In1919 the Afghans under Amanullah Khan invaded India. The British responded, and in the first attack of its kind bombed Kabul. Although the British won the losses were such (it was a strategic defeat for Britain then) that the British realised that rather than colonisation, short interventions were preferable: Jonathan Steele argues in his book (see Guardian link below) that the British effectively closed the book on Afghanistan foreign policy after this last 3rd war. The lesson was that though the Afghans were defeatable the costs of invasion were such to make it decidedly uninviting.
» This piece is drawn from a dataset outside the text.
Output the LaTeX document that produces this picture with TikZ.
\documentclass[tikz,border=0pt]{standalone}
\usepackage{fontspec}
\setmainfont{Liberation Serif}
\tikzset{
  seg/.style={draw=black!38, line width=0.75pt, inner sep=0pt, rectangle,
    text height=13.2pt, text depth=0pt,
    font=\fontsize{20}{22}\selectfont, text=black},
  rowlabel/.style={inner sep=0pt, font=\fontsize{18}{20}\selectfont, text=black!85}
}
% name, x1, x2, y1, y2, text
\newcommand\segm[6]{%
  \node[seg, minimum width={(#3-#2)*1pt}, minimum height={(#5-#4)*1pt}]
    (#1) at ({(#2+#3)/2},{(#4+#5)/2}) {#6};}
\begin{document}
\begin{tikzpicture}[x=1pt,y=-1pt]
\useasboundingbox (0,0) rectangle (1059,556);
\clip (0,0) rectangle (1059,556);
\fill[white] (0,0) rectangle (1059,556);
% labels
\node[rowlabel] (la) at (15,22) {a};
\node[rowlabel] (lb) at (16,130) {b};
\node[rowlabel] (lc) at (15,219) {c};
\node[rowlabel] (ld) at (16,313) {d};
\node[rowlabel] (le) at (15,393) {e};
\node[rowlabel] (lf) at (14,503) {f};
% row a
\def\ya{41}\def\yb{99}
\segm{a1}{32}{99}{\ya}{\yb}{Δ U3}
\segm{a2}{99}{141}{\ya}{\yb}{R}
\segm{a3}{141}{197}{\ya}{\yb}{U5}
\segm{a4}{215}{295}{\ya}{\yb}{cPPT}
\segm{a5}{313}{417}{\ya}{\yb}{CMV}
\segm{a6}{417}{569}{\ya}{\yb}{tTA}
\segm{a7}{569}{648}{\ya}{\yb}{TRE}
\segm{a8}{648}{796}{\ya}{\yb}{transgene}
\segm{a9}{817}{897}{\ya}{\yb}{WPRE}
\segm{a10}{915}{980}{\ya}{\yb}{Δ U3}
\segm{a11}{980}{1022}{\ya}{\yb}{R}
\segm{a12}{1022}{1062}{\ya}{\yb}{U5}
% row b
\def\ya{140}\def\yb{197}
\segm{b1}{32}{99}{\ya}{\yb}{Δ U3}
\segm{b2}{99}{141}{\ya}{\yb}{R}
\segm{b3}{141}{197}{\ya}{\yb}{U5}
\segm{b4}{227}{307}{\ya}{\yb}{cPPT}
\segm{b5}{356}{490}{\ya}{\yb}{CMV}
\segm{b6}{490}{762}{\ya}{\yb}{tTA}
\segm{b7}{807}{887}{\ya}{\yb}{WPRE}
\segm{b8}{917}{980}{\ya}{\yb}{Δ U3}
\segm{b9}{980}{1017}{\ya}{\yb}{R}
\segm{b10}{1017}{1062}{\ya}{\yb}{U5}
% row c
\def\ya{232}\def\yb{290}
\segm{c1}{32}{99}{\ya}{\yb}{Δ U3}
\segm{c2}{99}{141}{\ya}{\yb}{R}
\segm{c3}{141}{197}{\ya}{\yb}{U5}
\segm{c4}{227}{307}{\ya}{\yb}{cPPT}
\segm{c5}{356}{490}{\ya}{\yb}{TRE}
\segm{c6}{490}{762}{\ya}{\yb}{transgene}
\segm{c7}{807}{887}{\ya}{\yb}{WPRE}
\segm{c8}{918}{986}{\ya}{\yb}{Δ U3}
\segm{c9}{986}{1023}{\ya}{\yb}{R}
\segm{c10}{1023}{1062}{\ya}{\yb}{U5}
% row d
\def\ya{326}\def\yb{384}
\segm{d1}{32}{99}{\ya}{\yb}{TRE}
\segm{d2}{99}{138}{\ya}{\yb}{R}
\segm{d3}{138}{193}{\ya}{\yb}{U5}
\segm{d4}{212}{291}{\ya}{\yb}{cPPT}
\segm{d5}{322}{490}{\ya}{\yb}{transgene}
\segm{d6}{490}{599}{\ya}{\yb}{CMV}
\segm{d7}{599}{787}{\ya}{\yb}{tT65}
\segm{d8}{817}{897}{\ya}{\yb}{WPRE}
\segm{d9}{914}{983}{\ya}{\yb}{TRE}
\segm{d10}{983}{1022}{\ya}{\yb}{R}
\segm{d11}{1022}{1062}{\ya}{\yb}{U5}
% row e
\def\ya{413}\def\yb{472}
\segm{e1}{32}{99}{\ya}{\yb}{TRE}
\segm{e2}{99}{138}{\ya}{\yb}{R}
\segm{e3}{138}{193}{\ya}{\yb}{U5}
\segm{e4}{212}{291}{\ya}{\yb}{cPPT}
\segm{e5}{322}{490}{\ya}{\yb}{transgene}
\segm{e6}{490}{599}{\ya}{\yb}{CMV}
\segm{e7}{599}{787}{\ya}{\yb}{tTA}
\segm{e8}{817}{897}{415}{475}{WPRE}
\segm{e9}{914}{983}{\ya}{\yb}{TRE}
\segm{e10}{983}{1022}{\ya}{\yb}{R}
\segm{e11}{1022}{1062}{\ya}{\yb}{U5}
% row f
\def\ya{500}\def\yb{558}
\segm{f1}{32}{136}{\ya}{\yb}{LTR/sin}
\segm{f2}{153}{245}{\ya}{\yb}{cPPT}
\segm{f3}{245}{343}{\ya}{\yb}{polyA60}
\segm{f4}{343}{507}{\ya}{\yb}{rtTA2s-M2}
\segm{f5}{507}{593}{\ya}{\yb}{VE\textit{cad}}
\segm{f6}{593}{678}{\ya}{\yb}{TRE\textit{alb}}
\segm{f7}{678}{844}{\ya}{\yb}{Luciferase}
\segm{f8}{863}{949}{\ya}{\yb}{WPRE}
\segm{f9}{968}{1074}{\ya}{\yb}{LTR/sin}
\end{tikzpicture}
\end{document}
So just as 'a rush of blood' to the head led Blair and Bush to accept the Weapons of Mass Destruction thesis (see Galeotti’s Political Self-Deception below) as part of their 'war on terror', 2 years after the invasion of Afghanistan; it seems the conflation of the wish to destroy Osama Bin Laden with the completely illusory desire to implement 'democracy' led to the catastrophe we see unfolding on our TV screens now. Would it be tiresome to ask, yet again, as so many historians and indeed, military experts have, why it isn't possible for our leaders to look ahead, to use the vision and insight not just of recent history but their own histories before embarking on murderous and suicidal missions abroad.
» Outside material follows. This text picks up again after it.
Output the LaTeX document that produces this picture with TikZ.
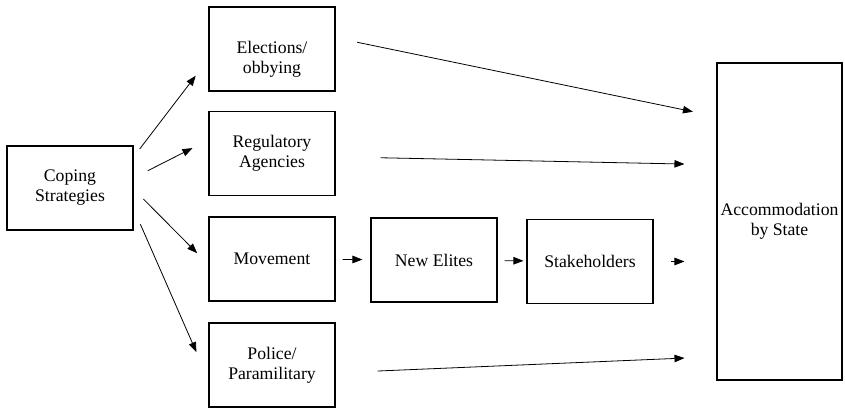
\documentclass[tikz,border=0pt]{standalone}
\usepackage{fontspec}
\setmainfont{Liberation Serif}
\newfontfamily\timesfont{Liberation Serif}
\usetikzlibrary{arrows.meta}

\begin{document}
\begin{tikzpicture}[
        x=1pt, y=1pt,
        stage/.style={rectangle, draw, line width=1.1pt, align=center, minimum width=126pt, minimum height=84pt, inner sep=0pt, font=\timesfont\fontsize{17.7}{20}\selectfont},
        arrow/.style={line width=0.8pt, -{Triangle[length=10pt,width=7.5pt]}}
    ]
    \useasboundingbox (0,0) rectangle (845,409);

    \node[stage] (coping) at (70,221) {Coping\\Strategies};
    \node[stage, label={[align=center, font=\timesfont\fontsize{17.7}{20}\selectfont, yshift=-10pt]center:{Elections/\\obbying}}] (elections) at (272,360) {};
    \node[stage] (regulatory) at (272,255.5) {Regulatory\\Agencies};
    \node[stage] (movement) at (272,150) {Movement};
    \node[stage] (police) at (272,44) {Police/\\Paramilitary};
    \node[stage] (newelites) at (434,149) {New Elites};
    \node[stage] (stakeholders) at (590,147.5) {Stakeholders};
    \node[stage, minimum width=125pt, minimum height=317pt] (accommodation) at (779.5,187.5) {Accommodation\\by State};

    \draw[arrow, shorten <=10pt, shorten >=21pt] (coping.26) -- (elections.189);
    \draw[arrow, shorten <=16pt, shorten >=18pt] (coping.9) -- (regulatory.168);
    \draw[arrow, shorten <=14pt, shorten >=16pt] (coping.359) -- (movement.185);
    \draw[arrow, shorten <=17pt, shorten >=30pt] (coping.342) -- (police.193);

    \draw[arrow, shorten <=22pt, shorten >=24pt] (elections.10) -- (accommodation.121);
    \draw[arrow, shorten <=45pt, shorten >=32pt] (regulatory.357) -- (accommodation.138);
    \draw[arrow, shorten <=7pt, shorten >=8pt] (movement) -- (newelites);
    \draw[arrow, shorten <=7pt, shorten >=3pt] (newelites) -- (stakeholders);
    \draw[arrow, shorten <=17pt, shorten >=32pt] (stakeholders.east) -- (stakeholders.east -| accommodation.west);
    \draw[arrow, shorten <=42pt, shorten >=32pt] (police.353) -- (accommodation.245);
\end{tikzpicture}
\end{document}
This essay (aside from use with the Great Game) has deliberately refrained from using the terms imperialism and neoliberalism, as this might suggest an air of consciousness about our leaders decision making. As it is now, it is argued that rather like a drunk at a party, a succession of American Presidentsiiiii have felt unable to get up, grab their coats, cross the floor and walk down the stairs to the door; in other words, to leave Afghanistan. How sad it is that pride must always come before a fall. But let us leave this story of tragedy and farce with a reminder of what insight and intuition are however simplistically phrased: after all, the UK Subs set out the geopolitical dynamic, they didn't simply and easily say it might not be a good idea to invade a country history teaches is a difficult test at best.